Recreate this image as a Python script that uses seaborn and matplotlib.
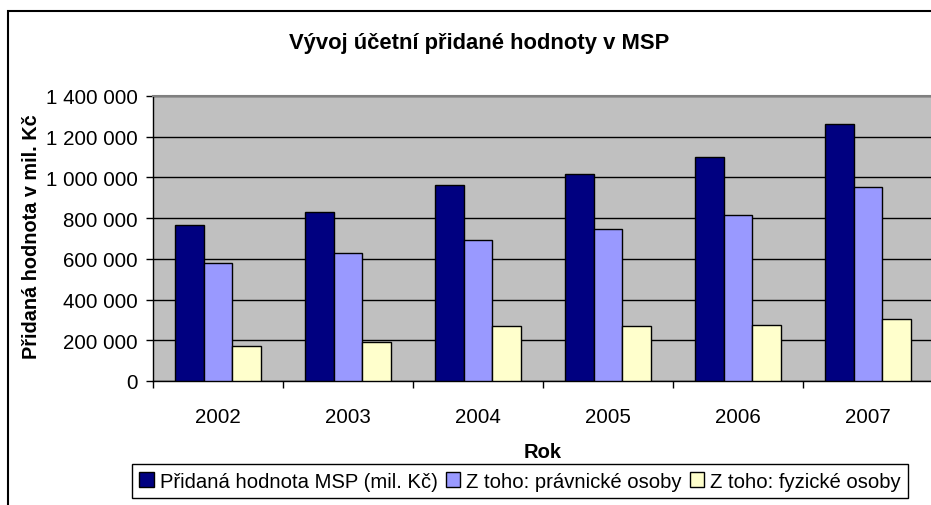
import pandas as pd
import matplotlib.pyplot as plt
import seaborn as sns
from matplotlib.ticker import FuncFormatter, FixedLocator
from matplotlib.patches import Rectangle

roky = ['2002', '2003', '2004', '2005', '2006', '2007']
serie = ['Přidaná hodnota MSP (mil. Kč)', 'Z toho: právnické osoby', 'Z toho: fyzické osoby']
pridana_hodnota = [764000, 831000, 964000, 1018000, 1101000, 1262000]
pravnicke = [582000, 629000, 692000, 747000, 816000, 955000]
fyzicke = [174000, 193000, 270000, 270000, 277000, 305000]
barvy = ['#000080', '#9999FF', '#FFFFCC']

df = pd.DataFrame({
    'rok': roky * 3,
    'serie': [serie[0]] * 6 + [serie[1]] * 6 + [serie[2]] * 6,
    'hodnota': pridana_hodnota + pravnicke + fyzicke,
})

sns.set_style('white')
plt.rcParams['font.family'] = ['Liberation Sans', 'DejaVu Sans']
plt.rcParams['text.color'] = 'black'
plt.rcParams['axes.labelcolor'] = 'black'
plt.rcParams['xtick.color'] = 'black'
plt.rcParams['ytick.color'] = 'black'

fig = plt.figure(figsize=(9.31, 5.06), dpi=100)
ax = fig.add_axes([153 / 931, 1 - 382 / 506, 780 / 931, 285 / 506])
ax.set_facecolor('#C0C0C0')

sns.barplot(data=df, x='rok', y='hodnota', hue='serie', hue_order=serie, order=roky,
            palette=barvy, width=0.667, gap=0, edgecolor='black', linewidth=1,
            saturation=1, ax=ax, legend=True, zorder=3)

ax.set_ylim(0, 1400000)
ax.set_xlim(-0.5, 5.5)
ax.set_yticks(range(0, 1400001, 200000))
ax.yaxis.set_major_formatter(FuncFormatter(lambda v, p: f'{int(v):,}'.replace(',', ' ')))
ax.grid(axis='y', color='black', linewidth=1, zorder=0)
ax.set_axisbelow(True)

ax.tick_params(axis='y', direction='out', length=5, width=1, color='black',
               labelsize=14.8, labelcolor='black', pad=6, left=True)
ax.tick_params(axis='x', which='major', length=0, labelsize=14.8, labelcolor='black', pad=19)
ax.xaxis.set_minor_locator(FixedLocator([i - 0.5 for i in range(7)]))
ax.tick_params(axis='x', which='minor', direction='out', length=5, width=1,
               color='black', bottom=True)

for s in ['left', 'bottom']:
    ax.spines[s].set_color('black')
    ax.spines[s].set_linewidth(1)
ax.spines['top'].set_color('#808080')
ax.spines['top'].set_linewidth(1.5)
ax.spines['right'].set_visible(False)

ax.set_xlabel('Rok', fontsize=14.5, fontweight='bold', color='black')
ax.xaxis.set_label_coords(0.5, -0.215)
ax.set_ylabel('Přidaná hodnota v mil. Kč', fontsize=14.3, fontweight='bold', color='black')
ax.yaxis.set_label_coords(-0.144, 0.51)

fig.text(479 / 931, 1 - 44 / 506, 'Vývoj účetní přidané hodnoty v MSP',
         fontsize=15.8, fontweight='bold', ha='center', va='center', color='black')

handles, labels = ax.get_legend_handles_labels()
ax.get_legend().remove()
leg = fig.legend(handles, labels, loc='center', bbox_to_anchor=(520 / 931, 1 - 482 / 506),
                 ncol=3, fontsize=14.6, frameon=True, fancybox=False, framealpha=1,
                 handlelength=0.7, handleheight=0.7, handletextpad=0.3,
                 columnspacing=0.4, borderpad=0.35, borderaxespad=0)
leg.get_frame().set_edgecolor('black')
leg.get_frame().set_linewidth(1)
for t in leg.get_texts():
    t.set_color('black')

fig.patches.append(Rectangle((8 / 931, -0.05), 1.1, 1 - 12 / 506 + 0.05,
                             transform=fig.transFigure, fill=False,
                             edgecolor='black', linewidth=1.5))

fig.savefig('out.png', dpi=100)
···
-- Work to be completed --
Repeat only the lines from the beginning of the material through the line containing "ax.set_facecolor('#C0C0C0')", both ends kept, leaving pictures out.

-- Exercise answer --
Recreate this image as a Python script that uses seaborn and matplotlib.
import pandas as pd
import matplotlib.pyplot as plt
import seaborn as sns
from matplotlib.ticker import FuncFormatter, FixedLocator
from matplotlib.patches import Rectangle

roky = ['2002', '2003', '2004', '2005', '2006', '2007']
serie = ['Přidaná hodnota MSP (mil. Kč)', 'Z toho: právnické osoby', 'Z toho: fyzické osoby']
pridana_hodnota = [764000, 831000, 964000, 1018000, 1101000, 1262000]
pravnicke = [582000, 629000, 692000, 747000, 816000, 955000]
fyzicke = [174000, 193000, 270000, 270000, 277000, 305000]
barvy = ['#000080', '#9999FF', '#FFFFCC']

df = pd.DataFrame({
    'rok': roky * 3,
    'serie': [serie[0]] * 6 + [serie[1]] * 6 + [serie[2]] * 6,
    'hodnota': pridana_hodnota + pravnicke + fyzicke,
})

sns.set_style('white')
plt.rcParams['font.family'] = ['Liberation Sans', 'DejaVu Sans']
plt.rcParams['text.color'] = 'black'
plt.rcParams['axes.labelcolor'] = 'black'
plt.rcParams['xtick.color'] = 'black'
plt.rcParams['ytick.color'] = 'black'

fig = plt.figure(figsize=(9.31, 5.06), dpi=100)
ax = fig.add_axes([153 / 931, 1 - 382 / 506, 780 / 931, 285 / 506])
ax.set_facecolor('#C0C0C0')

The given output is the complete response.